| DIRECTION |
Extract the run of lines that starts at the top of the records below and ends at the line with "import matplotlib.transforms as mtransforms", keeping both ends and excluding pictures.

| DATA FOR THIS TASK |
---

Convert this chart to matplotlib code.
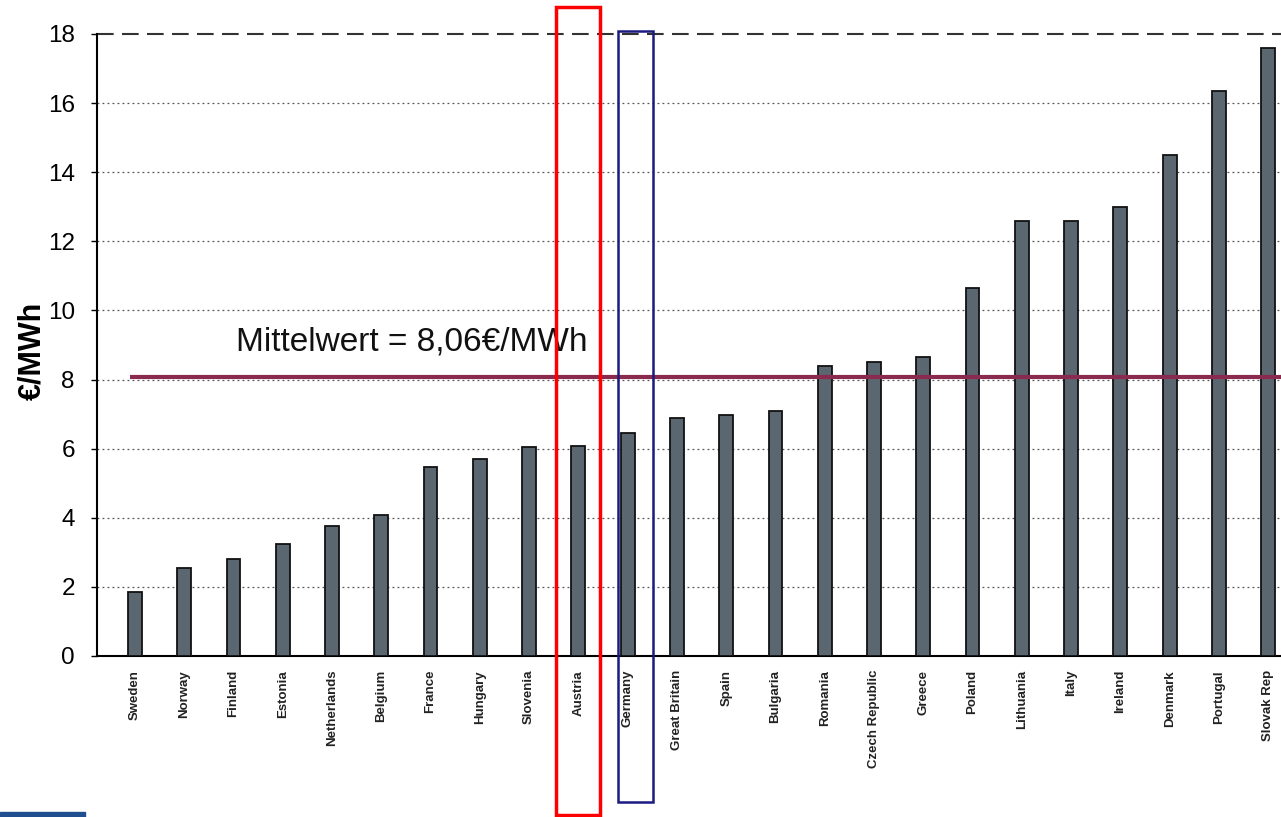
import matplotlib
matplotlib.use("Agg")
import matplotlib.pyplot as plt
from matplotlib.patches import Rectangle
import matplotlib.transforms as mtransforms

countries = ["Sweden", "Norway", "Finland", "Estonia", "Netherlands", "Belgium",
             "France", "Hungary", "Slovenia", "Austria", "Germany", "Great Britain",
             "Spain", "Bulgaria", "Romania", "Czech Republic", "Greece", "Poland",
             "Lithuania", "Italy", "Ireland", "Denmark", "Portugal", "Slovak Rep"]
values = [1.85, 2.55, 2.8, 3.25, 3.75, 4.07, 5.46, 5.7, 6.04, 6.07, 6.45, 6.9,
          6.97, 7.1, 8.4, 8.5, 8.65, 10.66, 12.6, 12.6, 13.0, 14.5, 16.35, 17.6]
mean_value = 8.06
mean_label = "Mittelwert = 8,06€/MWh"
yticks = [0, 2, 4, 6, 8, 10, 12, 14, 16, 18]

plt.rcParams['font.family'] = ['Liberation Sans', 'DejaVu Sans']

fig = plt.figure(figsize=(12.81, 8.17), dpi=100)
ax = fig.add_axes([97/1281, (817-656)/817, 1 - 97/1281, (656-34)/817])

x = list(range(len(countries)))
ax.bar(x, values, width=0.28, color="#5b6770", edgecolor="#111111", linewidth=1.3, zorder=3)

ax.set_xlim(-0.77, 23.26)
ax.set_ylim(0, 18)
ax.set_yticks(yticks)
ax.set_yticklabels([str(t) for t in yticks], fontsize=17.5)
ax.set_xticks(x)
ax.set_xticklabels(countries, rotation=90, fontsize=9.5, fontweight="bold", color="#222222")
ax.tick_params(axis="y", length=4, width=1, pad=12)
ax.tick_params(axis="x", length=0, pad=10)

for t in yticks[1:-1]:
    ax.axhline(t, color="#555555", linestyle=(0, (1.5, 2.5)), linewidth=0.9, zorder=1)
ax.axhline(18, color="#333333", linestyle=(0, (8, 4)), linewidth=1.5, zorder=1, clip_on=False)

for s in ["top", "right"]:
    ax.spines[s].set_visible(False)
ax.spines["left"].set_linewidth(1.5)
ax.spines["bottom"].set_linewidth(1.5)

ax.hlines(mean_value, -0.1, 23.26, color="#8a2a4e", linewidth=3, zorder=4)
ax.text(2.05, 8.85, mean_label, fontsize=24, color="#111111", va="baseline", zorder=5)

ax.set_ylabel("€/MWh", fontsize=22, fontweight="bold")
ax.yaxis.set_label_coords(-0.042, 0.49)

trans = mtransforms.blended_transform_factory(ax.transData, ax.transAxes)
ax.add_patch(Rectangle((8.55, -0.255), 0.89, 1.298, transform=trans, fill=False,
                       edgecolor="#ff0000", linewidth=2.5, clip_on=False, zorder=6))
ax.add_patch(Rectangle((9.8, -0.235), 0.72, 1.24, transform=trans, fill=False,
                       edgecolor="#1a1a80", linewidth=1.8, clip_on=False, zorder=6))

fig.patches.append(Rectangle((0, 0), 85/1281, 5/817, transform=fig.transFigure,
                             color="#1f4f8f", zorder=0))

fig.savefig("out.png", dpi=100, facecolor="white")
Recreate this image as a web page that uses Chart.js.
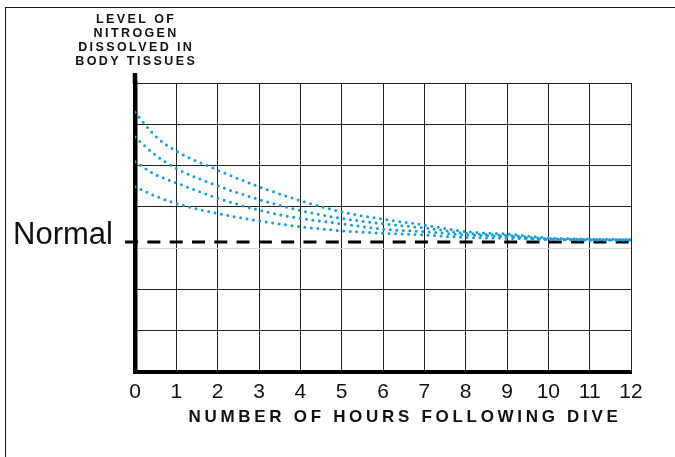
<!DOCTYPE html>
<html>
<head>
<meta charset="utf-8">
<script src="https://cdn.jsdelivr.net/npm/chart.js@4/dist/chart.umd.min.js"></script>
<style>
html,body{margin:0;padding:0;background:#fff;}
#wrap{position:relative;width:675px;height:457px;overflow:hidden;}
#frame{position:absolute;left:5px;top:7px;width:720px;height:520px;border-left:1px solid #1a1a1a;border-top:1px solid #1a1a1a;}
canvas{position:absolute;left:0;top:0;}
</style>
</head>
<body>
<div id="wrap"><div id="frame"></div><canvas id="c" width="675" height="457"></canvas></div>
<script>
// ---- data ----
const hours = [0,0.5,1,2,3,4,5,6,7,8,9,10,11,12];
const xTickLabels = ['0','1','2','3','4','5','6','7','8','9','10','11','12'];
const curve1 = [6.29,5.71,5.35,4.89,4.49,4.15,3.88,3.70,3.56,3.40,3.34,3.25,3.22,3.21];
const curve2 = [5.69,5.25,4.93,4.51,4.18,3.91,3.72,3.59,3.49,3.36,3.31,3.23,3.21,3.20];
const curve3 = [5.09,4.78,4.58,4.21,3.92,3.72,3.59,3.46,3.40,3.32,3.28,3.21,3.20,3.20];
const curve4 = [4.49,4.26,4.08,3.84,3.66,3.52,3.42,3.36,3.32,3.26,3.24,3.21,3.20,3.20];
const normalLevel = 3.15;
const normalSpan = [-0.24, 12];
const yTitleLines = ['LEVEL OF','NITROGEN','DISSOLVED IN','BODY TISSUES'];
const xTitle = 'NUMBER OF HOURS FOLLOWING DIVE';
const normalLabel = 'Normal';

const BLUE = '#189dda';
const FONT = "'Liberation Sans', Arial, Helvetica, sans-serif";

function pts(arr){ return hours.map((h,i)=>({x:h, y:arr[i]})); }

const curveStyle = {
  borderColor: BLUE,
  borderWidth: 3,
  borderDash: [0, 6.5],
  borderCapStyle: 'round',
  pointRadius: 0,
  fill: false,
  cubicInterpolationMode: 'monotone'
};

const annot = {
  id: 'annot',
  beforeDraw(chart){
    const s = chart.scales.x;
    if (s && !s._lsPatched){
      const orig = s.drawTitle;
      s.drawTitle = function(){
        const c = this.ctx;
        c.save();
        c.letterSpacing = '3.7px';
        c.translate(22, 0);
        orig.call(this);
        c.restore();
      };
      s._lsPatched = true;
    }
  },
  afterDraw(chart){
    const {ctx, chartArea:a, scales:{y}} = chart;
    ctx.save();
    // axis extension above plot
    ctx.strokeStyle = '#000';
    ctx.lineWidth = 4.5;
    ctx.lineCap = 'butt';
    ctx.beginPath();
    ctx.moveTo(a.left, a.top + 1);
    ctx.lineTo(a.left, a.top - 10);
    ctx.stroke();
    // y title
    ctx.fillStyle = '#111';
    ctx.font = 'bold 12.5px ' + FONT;
    ctx.textAlign = 'center';
    ctx.textBaseline = 'alphabetic';
    ctx.letterSpacing = '2.4px';
    yTitleLines.forEach((t,i)=>{
      ctx.fillText(t, a.left + 1.2, a.top - 60.3 + i*14.2);
    });
    // Normal label
    ctx.letterSpacing = '0px';
    ctx.font = '31px ' + FONT;
    ctx.textAlign = 'right';
    ctx.fillText(normalLabel, a.left - 22, y.getPixelForValue(normalLevel) + 1.6);
    ctx.restore();
  }
};

new Chart(document.getElementById('c'), {
  type: 'line',
  data: {
    datasets: [
      Object.assign({label:'c1', data: pts(curve1)}, curveStyle),
      Object.assign({label:'c2', data: pts(curve2)}, curveStyle),
      Object.assign({label:'c3', data: pts(curve3)}, curveStyle),
      Object.assign({label:'c4', data: pts(curve4)}, curveStyle),
      {
        label: 'Normal',
        data: normalSpan.map(x=>({x, y: normalLevel})),
        borderColor: '#000',
        borderWidth: 3,
        borderDash: [13, 9.3],
        pointRadius: 0,
        fill: false,
        clip: false
      }
    ]
  },
  options: {
    responsive: false,
    animation: false,
    events: [],
    layout: { padding: { left: 0, top: 83, right: 44, bottom: 0 } },
    plugins: { legend: {display:false}, tooltip: {enabled:false}, title:{display:false} },
    scales: {
      x: {
        type: 'linear',
        min: 0, max: 12,
        afterFit(s){ s.height = 85; },
        grid: { color: '#222', lineWidth: 1, drawTicks: false },
        border: { color: '#000', width: 4 },
        ticks: {
          stepSize: 1,
          padding: 8,
          color: '#111',
          font: { family: FONT, size: 21 },
          callback: (v)=> { const i = Number.isInteger(v) ? v : -1; return xTickLabels[i] ?? ''; }
        },
        title: {
          display: true,
          text: xTitle,
          color: '#111',
          font: { family: FONT, size: 17, weight: 'bold', lineHeight: 1.2 },
          padding: { top: 0, bottom: 29 }
        }
      },
      y: {
        type: 'linear',
        min: 0, max: 7,
        afterFit(s){ s.width = 135; },
        grid: {
          drawTicks: false,
          lineWidth: 1,
          color: (ctx)=> ctx.tick && ctx.tick.value === 3 ? '#d6d6d6' : '#222'
        },
        border: { color: '#000', width: 4.5 },
        ticks: { display: false, stepSize: 1 }
      }
    }
  },
  plugins: [annot]
});
</script>
</body>
</html>
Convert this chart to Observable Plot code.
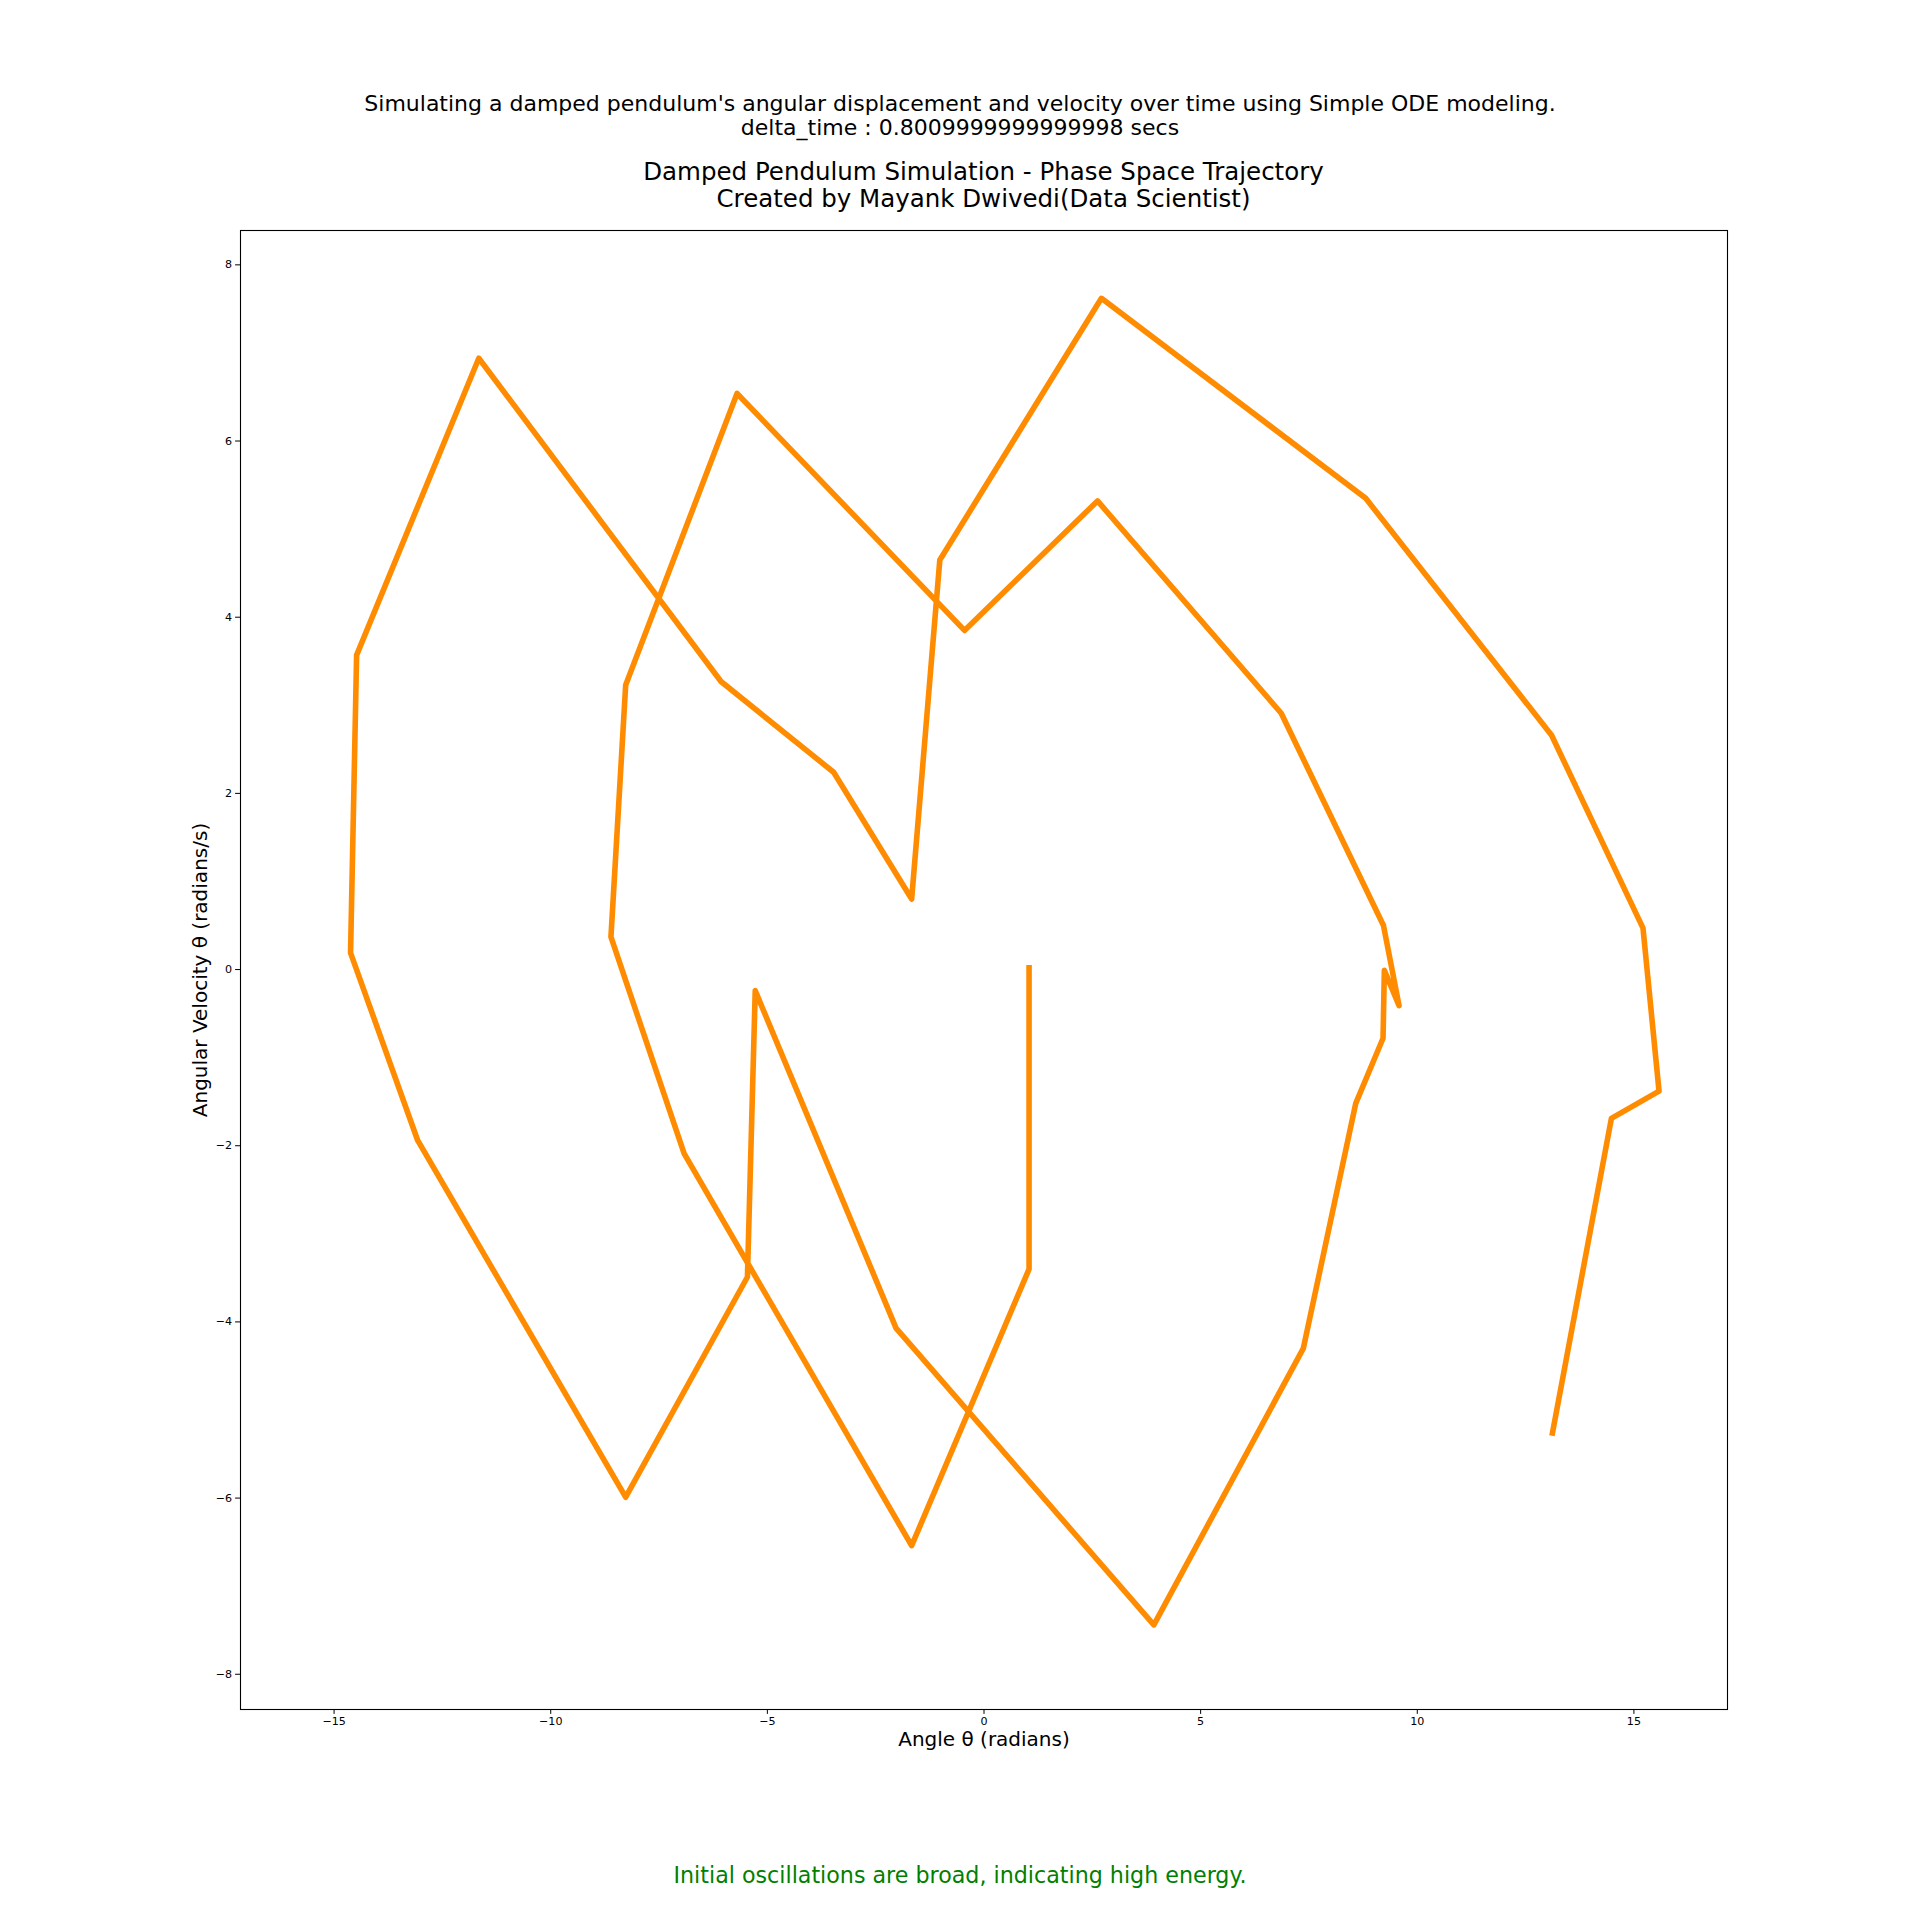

---

| SOLUTION TO THIS EXERCISE |
Convert this chart to matplotlib code.
import matplotlib
matplotlib.use("Agg")
import matplotlib.pyplot as plt
from matplotlib.patches import Rectangle
import matplotlib.transforms as mtransforms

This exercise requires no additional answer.